Extracted entries
---*---

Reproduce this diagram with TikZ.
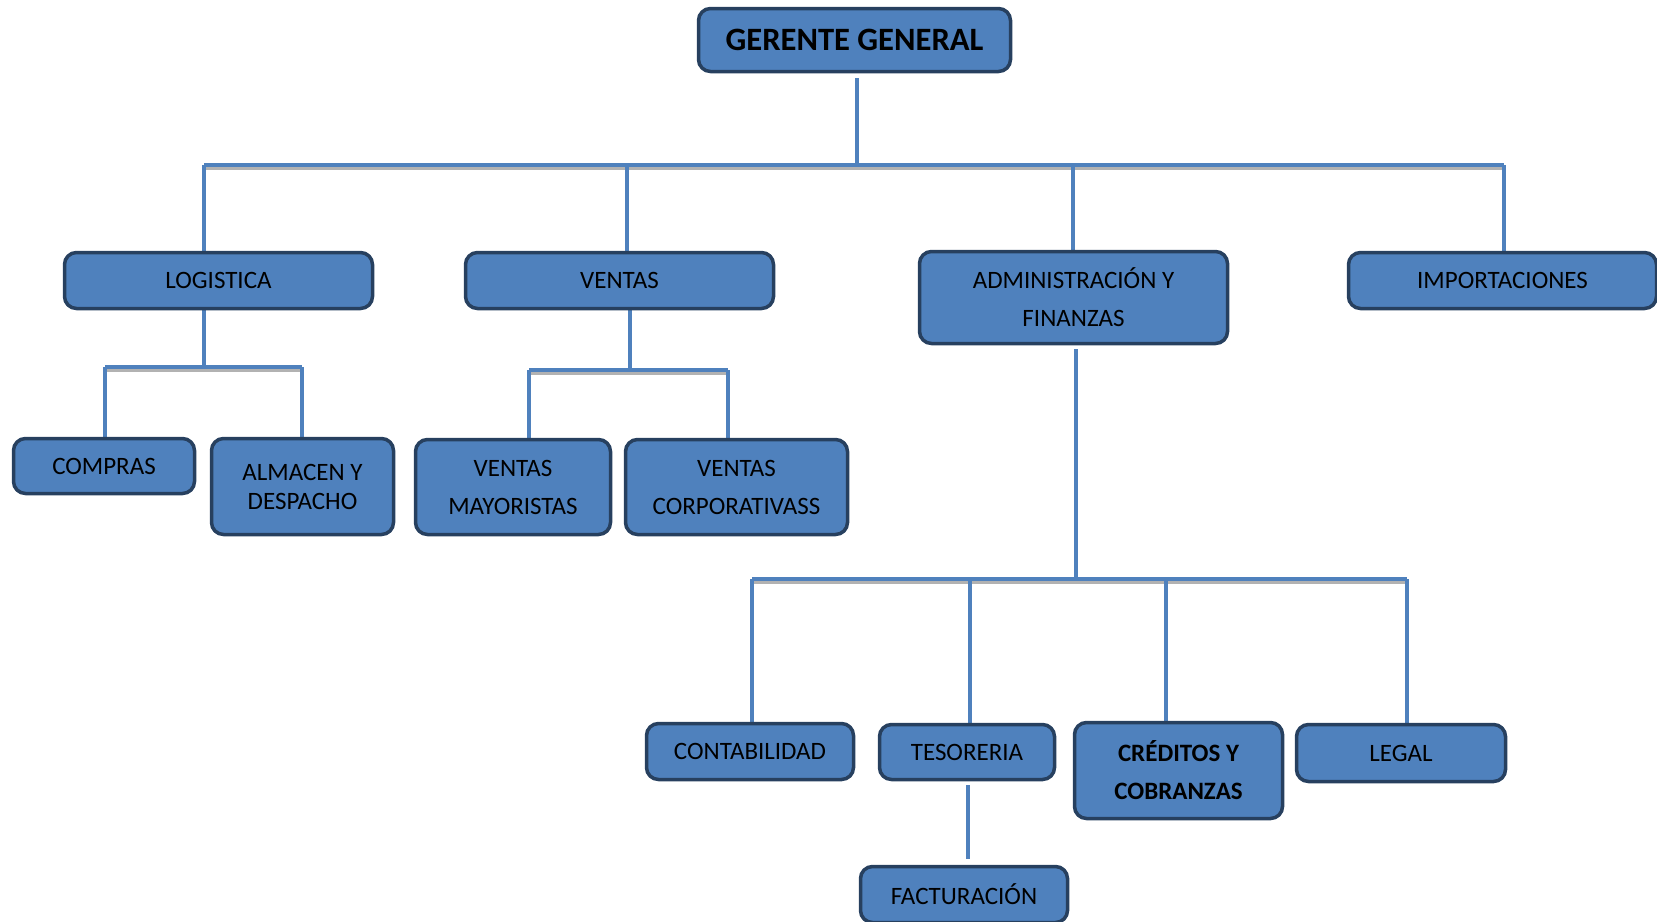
\documentclass[tikz,border=0pt]{standalone}
\usepackage{fontspec}
\setmainfont{Carlito}
\definecolor{boxfill}{HTML}{4F81BD}
\definecolor{boxline}{HTML}{27405F}
\definecolor{linecol}{HTML}{4F81BD}
\pgfdeclarelayer{bg}
\pgfsetlayers{bg,main}
\begin{document}
\begin{tikzpicture}[x=0.5pt,y=-0.5pt,
  box/.style={draw=boxline, fill=boxfill, line width=1.75pt, rounded corners=6pt,
    inner sep=0pt, align=center, text=black, font=\fontsize{12.5}{19}\selectfont},
  conn/.style={draw=linecol, line width=2pt},
  shade/.style={draw=black!30, line width=2pt}]
\useasboundingbox (0,0) rectangle (1657,921);
\clip (0,0) rectangle (1657,921);

% boxes
\node[box, minimum width=156pt, minimum height=31.5pt, font=\fontsize{16.3}{19}\selectfont\bfseries] (GG) at (854.5,40) {GERENTE GENERAL};
\node[box, minimum width=154pt, minimum height=28pt] (LOG) at (218.5,280.5) {LOGISTICA};
\node[box, minimum width=154pt, minimum height=28pt] (VEN) at (619.5,280.5) {VENTAS};
\node[box, minimum width=154pt, minimum height=46pt] (ADM) at (1073.5,297.5) {ADMINISTRACIÓN Y\\FINANZAS};
\node[box, minimum width=154pt, minimum height=28pt] (IMP) at (1502.5,280.5) {IMPORTACIONES};
\node[box, minimum width=90.5pt, minimum height=27.5pt] (COMP) at (104,466) {COMPRAS};
\node[box, minimum width=91pt, minimum height=48pt, font=\fontsize{12.5}{14.5}\selectfont] (ALM) at (302.5,486.5) {ALMACEN Y\\DESPACHO};
\node[box, minimum width=97.5pt, minimum height=47.5pt] (VMAY) at (513,487) {VENTAS\\MAYORISTAS};
\node[box, minimum width=111pt, minimum height=47.5pt] (VCOR) at (736.5,487) {VENTAS\\CORPORATIVASS};
\node[box, minimum width=103.5pt, minimum height=28pt] (CONT) at (750,751.5) {CONTABILIDAD};
\node[box, minimum width=87.5pt, minimum height=27.5pt] (TES) at (967,752) {TESORERIA};
\node[box, minimum width=104pt, minimum height=48pt, font=\fontsize{12.5}{19}\selectfont\bfseries] (CRED) at (1178.5,770.5) {CRÉDITOS Y\\COBRANZAS};
\node[box, minimum width=104.5pt, minimum height=28.5pt] (LEGAL) at (1401,753) {LEGAL};
\node[box, minimum width=103.5pt, minimum height=28pt] (FACT) at (964,894.5) {FACTURACIÓN};

% junction coordinates
\coordinate (b0) at (857,165);
\coordinate (bL) at (204,165);
\coordinate (bV) at (627,165);
\coordinate (bA) at (1073,165);
\coordinate (bR) at (1504,165);
\coordinate (lM) at (204,367);
\coordinate (lL) at (105,367);
\coordinate (lR) at (302,367);
\coordinate (vM) at (630,370);
\coordinate (vL) at (529,370);
\coordinate (vR) at (728,370);
\coordinate (aM) at (1076,579);
\coordinate (aL) at (752,579);
\coordinate (aT) at (970,579);
\coordinate (aC) at (1166,579);
\coordinate (aR) at (1407,579);
\coordinate (tf) at (968,820);

\begin{pgfonlayer}{bg}
  % shadows under horizontal bars
  \draw[shade] ([yshift=-1.5pt]bL) -- ([yshift=-1.5pt]bR);
  \draw[shade] ([yshift=-1.5pt]lL) -- ([yshift=-1.5pt]lR);
  \draw[shade] ([yshift=-1.5pt]vL) -- ([yshift=-1.5pt]vR);
  \draw[shade] ([yshift=-1.5pt]aL) -- ([yshift=-1.5pt]aR);
  % top level
  \draw[conn, shorten <=2.5pt] (GG.south -| b0) -- (b0);
  \draw[conn] (bL) -- (bR);
  \draw[conn] (bL) -- (bL |- LOG.north);
  \draw[conn] (bV) -- (bV |- VEN.north);
  \draw[conn] (bA) -- (bA |- ADM.north);
  \draw[conn] (bR) -- (bR |- IMP.north);
  % logistica
  \draw[conn] (LOG.south -| lM) -- (lM);
  \draw[conn] (lL) -- (lR);
  \draw[conn] (lL) -- (lL |- COMP.north);
  \draw[conn] (lR) -- (lR |- ALM.north);
  % ventas
  \draw[conn] (VEN.south -| vM) -- (vM);
  \draw[conn] (vL) -- (vR);
  \draw[conn] (vL) -- (vL |- VMAY.north);
  \draw[conn] (vR) -- (vR |- VCOR.north);
  % administracion
  \draw[conn, shorten <=2pt] (ADM.south -| aM) -- (aM);
  \draw[conn] (aL) -- (aR);
  \draw[conn] (aL) -- (aL |- CONT.north);
  \draw[conn] (aT) -- (aT |- TES.north);
  \draw[conn] (aC) -- (aC |- CRED.north);
  \draw[conn] (aR) -- (aR |- LEGAL.north);
  % tesoreria - facturacion
  \draw[conn, shorten <=2pt, shorten >=3pt] (TES.south -| tf) -- (tf |- FACT.north);
\end{pgfonlayer}
\end{tikzpicture}
\end{document}
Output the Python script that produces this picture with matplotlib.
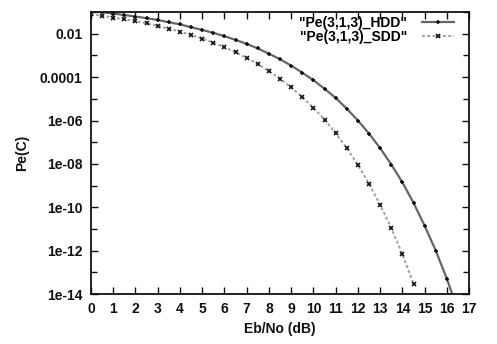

---*---

Task
Restate the data above word for word. Do not include the images.

Correct response
Reproduce this diagram with TikZ.
\documentclass[tikz,border=0pt]{standalone}
\usepackage{fontspec}
\setmainfont{Carlito}
\definecolor{boxfill}{HTML}{4F81BD}
\definecolor{boxline}{HTML}{27405F}
\definecolor{linecol}{HTML}{4F81BD}
\pgfdeclarelayer{bg}
\pgfsetlayers{bg,main}
\begin{document}
\begin{tikzpicture}[x=0.5pt,y=-0.5pt,
  box/.style={draw=boxline, fill=boxfill, line width=1.75pt, rounded corners=6pt,
    inner sep=0pt, align=center, text=black, font=\fontsize{12.5}{19}\selectfont},
  conn/.style={draw=linecol, line width=2pt},
  shade/.style={draw=black!30, line width=2pt}]
\useasboundingbox (0,0) rectangle (1657,921);
\clip (0,0) rectangle (1657,921);

% boxes
\node[box, minimum width=156pt, minimum height=31.5pt, font=\fontsize{16.3}{19}\selectfont\bfseries] (GG) at (854.5,40) {GERENTE GENERAL};
\node[box, minimum width=154pt, minimum height=28pt] (LOG) at (218.5,280.5) {LOGISTICA};
\node[box, minimum width=154pt, minimum height=28pt] (VEN) at (619.5,280.5) {VENTAS};
\node[box, minimum width=154pt, minimum height=46pt] (ADM) at (1073.5,297.5) {ADMINISTRACIÓN Y\\FINANZAS};
\node[box, minimum width=154pt, minimum height=28pt] (IMP) at (1502.5,280.5) {IMPORTACIONES};
\node[box, minimum width=90.5pt, minimum height=27.5pt] (COMP) at (104,466) {COMPRAS};
\node[box, minimum width=91pt, minimum height=48pt, font=\fontsize{12.5}{14.5}\selectfont] (ALM) at (302.5,486.5) {ALMACEN Y\\DESPACHO};
\node[box, minimum width=97.5pt, minimum height=47.5pt] (VMAY) at (513,487) {VENTAS\\MAYORISTAS};
\node[box, minimum width=111pt, minimum height=47.5pt] (VCOR) at (736.5,487) {VENTAS\\CORPORATIVASS};
\node[box, minimum width=103.5pt, minimum height=28pt] (CONT) at (750,751.5) {CONTABILIDAD};
\node[box, minimum width=87.5pt, minimum height=27.5pt] (TES) at (967,752) {TESORERIA};
\node[box, minimum width=104pt, minimum height=48pt, font=\fontsize{12.5}{19}\selectfont\bfseries] (CRED) at (1178.5,770.5) {CRÉDITOS Y\\COBRANZAS};
\node[box, minimum width=104.5pt, minimum height=28.5pt] (LEGAL) at (1401,753) {LEGAL};
\node[box, minimum width=103.5pt, minimum height=28pt] (FACT) at (964,894.5) {FACTURACIÓN};

% junction coordinates
\coordinate (b0) at (857,165);
\coordinate (bL) at (204,165);
\coordinate (bV) at (627,165);
\coordinate (bA) at (1073,165);
\coordinate (bR) at (1504,165);
\coordinate (lM) at (204,367);
\coordinate (lL) at (105,367);
\coordinate (lR) at (302,367);
\coordinate (vM) at (630,370);
\coordinate (vL) at (529,370);
\coordinate (vR) at (728,370);
\coordinate (aM) at (1076,579);
\coordinate (aL) at (752,579);
\coordinate (aT) at (970,579);
\coordinate (aC) at (1166,579);
\coordinate (aR) at (1407,579);
\coordinate (tf) at (968,820);

\begin{pgfonlayer}{bg}
  % shadows under horizontal bars
  \draw[shade] ([yshift=-1.5pt]bL) -- ([yshift=-1.5pt]bR);
  \draw[shade] ([yshift=-1.5pt]lL) -- ([yshift=-1.5pt]lR);
  \draw[shade] ([yshift=-1.5pt]vL) -- ([yshift=-1.5pt]vR);
  \draw[shade] ([yshift=-1.5pt]aL) -- ([yshift=-1.5pt]aR);
  % top level
  \draw[conn, shorten <=2.5pt] (GG.south -| b0) -- (b0);
  \draw[conn] (bL) -- (bR);
  \draw[conn] (bL) -- (bL |- LOG.north);
  \draw[conn] (bV) -- (bV |- VEN.north);
  \draw[conn] (bA) -- (bA |- ADM.north);
  \draw[conn] (bR) -- (bR |- IMP.north);
  % logistica
  \draw[conn] (LOG.south -| lM) -- (lM);
  \draw[conn] (lL) -- (lR);
  \draw[conn] (lL) -- (lL |- COMP.north);
  \draw[conn] (lR) -- (lR |- ALM.north);
  % ventas
  \draw[conn] (VEN.south -| vM) -- (vM);
  \draw[conn] (vL) -- (vR);
  \draw[conn] (vL) -- (vL |- VMAY.north);
  \draw[conn] (vR) -- (vR |- VCOR.north);
  % administracion
  \draw[conn, shorten <=2pt] (ADM.south -| aM) -- (aM);
  \draw[conn] (aL) -- (aR);
  \draw[conn] (aL) -- (aL |- CONT.north);
  \draw[conn] (aT) -- (aT |- TES.north);
  \draw[conn] (aC) -- (aC |- CRED.north);
  \draw[conn] (aR) -- (aR |- LEGAL.north);
  % tesoreria - facturacion
  \draw[conn, shorten <=2pt, shorten >=3pt] (TES.south -| tf) -- (tf |- FACT.north);
\end{pgfonlayer}
\end{tikzpicture}
\end{document}
Output the Python script that produces this picture with matplotlib.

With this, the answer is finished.